Problem to solve: Leave out the pictures and repeat exactly the lines between the one containing "Convert this chart" and the one containing "0.013, 0.006, 0.000]", inclusive.

Records for processing:
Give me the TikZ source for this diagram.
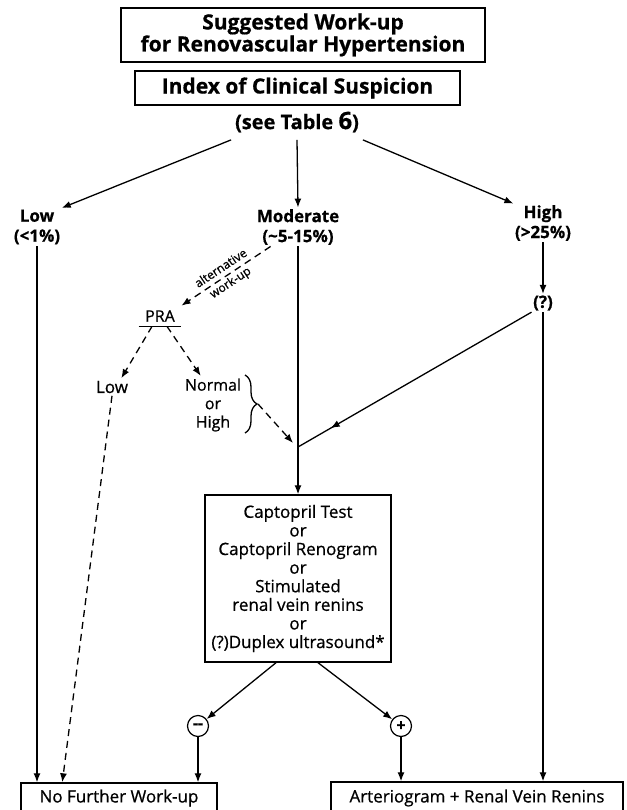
\documentclass[tikz,border=0pt]{standalone}
\usepackage{fontspec}
\setmainfont{Open Sans}
\newfontfamily\medfont{Open Sans}[FakeBold=0.7]
\newfontfamily\heavyfont{Open Sans}[BoldFont={Open Sans Bold}, BoldFeatures={FakeBold=0.6}]
\usetikzlibrary{arrows.meta,calc,decorations.pathreplacing,decorations.markings}
\begin{document}
\begin{tikzpicture}[x=1pt,y=-1pt,
  line width=1.3pt,
  arr/.style={-{Latex[length=9pt,width=7pt]}},
  dsh/.style={dash pattern=on 7pt off 5pt},
  box/.style={draw, line width=1.4pt, inner sep=0pt, align=center},
  bigb/.style={font=\heavyfont\bfseries\fontsize{21}{22}\selectfont},
  lab/.style={font=\heavyfont\bfseries\fontsize{17}{20}\selectfont, align=center, inner sep=1pt},
  txt/.style={font=\medfont\fontsize{17}{18.6}\selectfont, align=center},
  midarr/.style={postaction={decorate},decoration={markings,mark=at position #1 with {\arrow{Latex[length=9pt,width=7pt]}}}},
]
\useasboundingbox (0,0) rectangle (626,810);
\clip (0,0) rectangle (626,810);
% boxes and labels
\node[box, bigb, minimum width=364pt, minimum height=54pt] (title) at (303,35) {Suggested Work-up\\for Renovascular Hypertension};
\node[box, bigb, minimum width=325pt, minimum height=34pt] (idx) at (297.5,88) {Index of Clinical Suspicion};
\node[font=\heavyfont\bfseries\fontsize{20}{22}\selectfont, inner ysep=7pt] (see) at (297,122) {(see Table {\fontsize{24}{24}\selectfont 6})};
\node[lab] (low) at (37,227) {Low\\(<1\%)};
\node[lab] (mod) at (298,227) {Moderate\\(\textasciitilde 5-15\%)};
\node[lab] (high) at (543,223) {High\\(>25\%)};
\node[lab] (q) at (543,303) {(?)};
\node[font=\medfont\fontsize{16}{18}\selectfont, inner xsep=6pt, inner ysep=4pt] (pra) at (160,316) {PRA};
\node[txt, inner sep=2pt] (low2) at (112,387) {Low};
\node[txt, font=\medfont\fontsize{16}{18.5}\selectfont, inner sep=2pt] (norm) at (213,405) {Normal\\or\\High};
\coordinate (J) at (298,447);
\coordinate (bt) at (258,404);
\node[box, txt, minimum width=186pt, minimum height=167pt] (capt) at (298,578.5) {Captopril Test\\or\\Captopril Renogram\\or\\Stimulated\\renal vein renins\\or\\(?)Duplex ultrasound*};
\node[circle, draw, line width=1.2pt, inner sep=0pt, minimum size=21pt, font=\heavyfont\bfseries\fontsize{16}{16}\selectfont] (minus) at (198,726) {--};
\node[circle, draw, line width=1.2pt, inner sep=0pt, minimum size=21pt, font=\heavyfont\bfseries\fontsize{16}{16}\selectfont] (plus) at (401,726) {+};
\node[box, txt, minimum width=196pt, minimum height=30pt] (nofw) at (119,798) {No Further Work-up};
\node[box, txt, minimum width=292pt, minimum height=32pt] (art) at (477,798) {Arteriogram + Renal Vein Renins};
% connectors
\draw[arr] (see.south west) -- (low.north east);
\draw[arr] (see.south) -- (mod.north);
\draw[arr] (see.south east) -- (high.north west);
\draw[arr] (low.south) -- (low.south |- nofw.north);
\draw (mod.south) -- (J);
\draw[arr] (J) -- (capt.north);
\draw[arr] (high.south) -- (q.north);
\draw[midarr=0.86] (q.south west) -- (J);
\draw[arr] (q.south) -- (q.south |- art.north);
\draw[arr, dsh] ($(mod.south west)!0.18!(mod.south east)$) -- node[sloped, font=\medfont\fontsize{12}{17}\selectfont, align=center, inner sep=0pt] (alt) {alternative\\work-up} (pra.north east);
\draw (pra.south west) -- (pra.south east);
\draw[arr, dsh] ([xshift=-8pt]pra.south) -- ($(low2.north)!0.5!(low2.north east)$);
\draw[arr, dsh] ([xshift=7pt]pra.south) -- ($(norm.north west)!0.3!(norm.north east)$);
\draw[decorate, decoration={brace, amplitude=12pt}] (245,375) -- (245,433);
\draw[arr, dsh] (bt) -- ($(J)+(-5,-4)$);
\draw[arr, dsh] (low2.south) -- ($(nofw.north west)+(42,0)$);
\draw[arr] ($(capt.south)+(-22,0)$) -- (minus);
\draw[arr] ($(capt.south)+(20,0)$) -- (plus);
\draw[arr] (minus.south) -- (minus.south |- nofw.north);
\draw[arr] (plus.south) -- (plus.south |- art.north);
\end{tikzpicture}
\end{document}
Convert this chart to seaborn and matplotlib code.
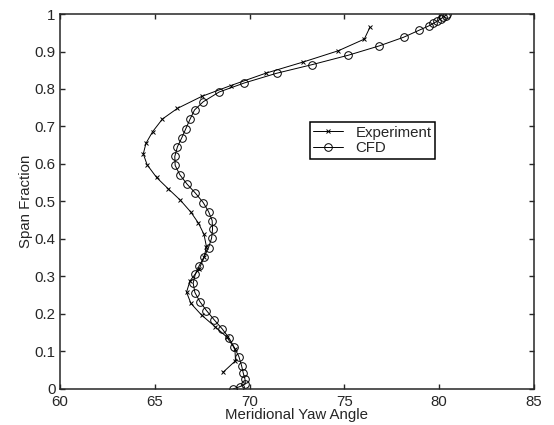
import pandas as pd
import seaborn as sns
import matplotlib.pyplot as plt

# Experiment: yaw angle vs span fraction (top to bottom)
exp_angle = [76.35, 76.05, 74.68, 72.83, 70.85, 69.00, 67.47, 66.19, 65.41, 64.89,
             64.54, 64.40, 64.60, 65.10, 65.71, 66.36, 66.90, 67.31, 67.60, 67.73,
             67.60, 67.35, 66.86, 66.68, 66.91, 67.47, 68.18, 68.79, 69.23, 69.26, 68.60]
exp_span = [0.965, 0.933, 0.902, 0.872, 0.842, 0.809, 0.780, 0.748, 0.720, 0.686,
            0.655, 0.627, 0.598, 0.564, 0.534, 0.503, 0.472, 0.442, 0.412, 0.379,
            0.351, 0.320, 0.288, 0.258, 0.228, 0.197, 0.166, 0.139, 0.107, 0.075, 0.044]

# CFD
cfd_angle = [80.40, 80.34, 80.22, 80.08, 79.90, 79.69, 79.48, 78.95, 78.12, 76.84,
             75.20, 73.30, 71.43, 69.72, 68.40, 67.56, 67.10, 66.86, 66.64, 66.43,
             66.20, 66.06, 66.08, 66.33, 66.71, 67.15, 67.56, 67.84, 68.03, 68.05,
             68.00, 67.84, 67.60, 67.35, 67.14, 67.03, 67.12, 67.38, 67.73, 68.14,
             68.56, 68.93, 69.19, 69.44, 69.58, 69.67, 69.76, 69.78, 69.49, 69.14]
cfd_span = [1.000, 0.996, 0.992, 0.987, 0.981, 0.975, 0.969, 0.957, 0.938, 0.915,
            0.890, 0.865, 0.842, 0.816, 0.792, 0.766, 0.744, 0.719, 0.694, 0.670,
            0.646, 0.620, 0.596, 0.571, 0.546, 0.522, 0.497, 0.473, 0.449, 0.426,
            0.402, 0.377, 0.351, 0.329, 0.306, 0.282, 0.257, 0.233, 0.209, 0.184,
            0.160, 0.135, 0.111, 0.086, 0.062, 0.042, 0.026, 0.013, 0.006, 0.000]

x_ticks = [60, 65, 70, 75, 80, 85]
y_ticks = [0, 0.1, 0.2, 0.3, 0.4, 0.5, 0.6, 0.7, 0.8, 0.9, 1]
y_tick_labels = ['0', '0.1', '0.2', '0.3', '0.4', '0.5', '0.6', '0.7', '0.8', '0.9', '1']

sns.set_style('ticks')
plt.rcParams['font.family'] = ['Liberation Sans', 'DejaVu Sans']
fs = 10.8

exp_df = pd.DataFrame({'angle': exp_angle, 'span': exp_span})
cfd_df = pd.DataFrame({'angle': cfd_angle, 'span': cfd_span})

fig = plt.figure(figsize=(5.54, 4.25), dpi=100)
ax = fig.add_axes([0.108, 0.085, 0.856, 0.882])

sns.lineplot(data=exp_df, x='angle', y='span', sort=False, estimator=None, ax=ax,
             color='black', linewidth=0.7, marker='x', markersize=3.5,
             markeredgecolor='black', markeredgewidth=0.7, label='Experiment')
sns.lineplot(data=cfd_df, x='angle', y='span', sort=False, estimator=None, ax=ax,
             color='black', linewidth=0.7, marker='o', markersize=5.5,
             markerfacecolor='none', markeredgecolor='black', markeredgewidth=0.7,
             label='CFD')

ax.set_xlim(60, 85)
ax.set_ylim(0, 1)
ax.set_xticks(x_ticks)
ax.set_yticks(y_ticks)
ax.set_yticklabels(y_tick_labels)
ax.tick_params(direction='in', length=3.5, width=1, top=True, right=True, labelsize=fs)
ax.tick_params(axis='x', pad=4.5)
ax.tick_params(axis='y', pad=3)
for s in ax.spines.values():
    s.set_linewidth(1.1)
    s.set_visible(True)
ax.set_xlabel('Meridional Yaw Angle', fontsize=fs, labelpad=-0.5)
ax.set_ylabel('Span Fraction', fontsize=fs, labelpad=1)

leg = ax.legend(loc='upper left', bbox_to_anchor=(0.527, 0.712), borderaxespad=0,
                fancybox=False, framealpha=1, edgecolor='black', fontsize=fs,
                handlelength=2.0, borderpad=0.25, labelspacing=0.1,
                handletextpad=0.8)
leg.get_frame().set_linewidth(1.1)

fig.savefig('out.png', dpi=100)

Reply:
Convert this chart to seaborn and matplotlib code.
import pandas as pd
import seaborn as sns
import matplotlib.pyplot as plt

# Experiment: yaw angle vs span fraction (top to bottom)
exp_angle = [76.35, 76.05, 74.68, 72.83, 70.85, 69.00, 67.47, 66.19, 65.41, 64.89,
             64.54, 64.40, 64.60, 65.10, 65.71, 66.36, 66.90, 67.31, 67.60, 67.73,
             67.60, 67.35, 66.86, 66.68, 66.91, 67.47, 68.18, 68.79, 69.23, 69.26, 68.60]
exp_span = [0.965, 0.933, 0.902, 0.872, 0.842, 0.809, 0.780, 0.748, 0.720, 0.686,
            0.655, 0.627, 0.598, 0.564, 0.534, 0.503, 0.472, 0.442, 0.412, 0.379,
            0.351, 0.320, 0.288, 0.258, 0.228, 0.197, 0.166, 0.139, 0.107, 0.075, 0.044]

# CFD
cfd_angle = [80.40, 80.34, 80.22, 80.08, 79.90, 79.69, 79.48, 78.95, 78.12, 76.84,
             75.20, 73.30, 71.43, 69.72, 68.40, 67.56, 67.10, 66.86, 66.64, 66.43,
             66.20, 66.06, 66.08, 66.33, 66.71, 67.15, 67.56, 67.84, 68.03, 68.05,
             68.00, 67.84, 67.60, 67.35, 67.14, 67.03, 67.12, 67.38, 67.73, 68.14,
             68.56, 68.93, 69.19, 69.44, 69.58, 69.67, 69.76, 69.78, 69.49, 69.14]
cfd_span = [1.000, 0.996, 0.992, 0.987, 0.981, 0.975, 0.969, 0.957, 0.938, 0.915,
            0.890, 0.865, 0.842, 0.816, 0.792, 0.766, 0.744, 0.719, 0.694, 0.670,
            0.646, 0.620, 0.596, 0.571, 0.546, 0.522, 0.497, 0.473, 0.449, 0.426,
            0.402, 0.377, 0.351, 0.329, 0.306, 0.282, 0.257, 0.233, 0.209, 0.184,
            0.160, 0.135, 0.111, 0.086, 0.062, 0.042, 0.026, 0.013, 0.006, 0.000]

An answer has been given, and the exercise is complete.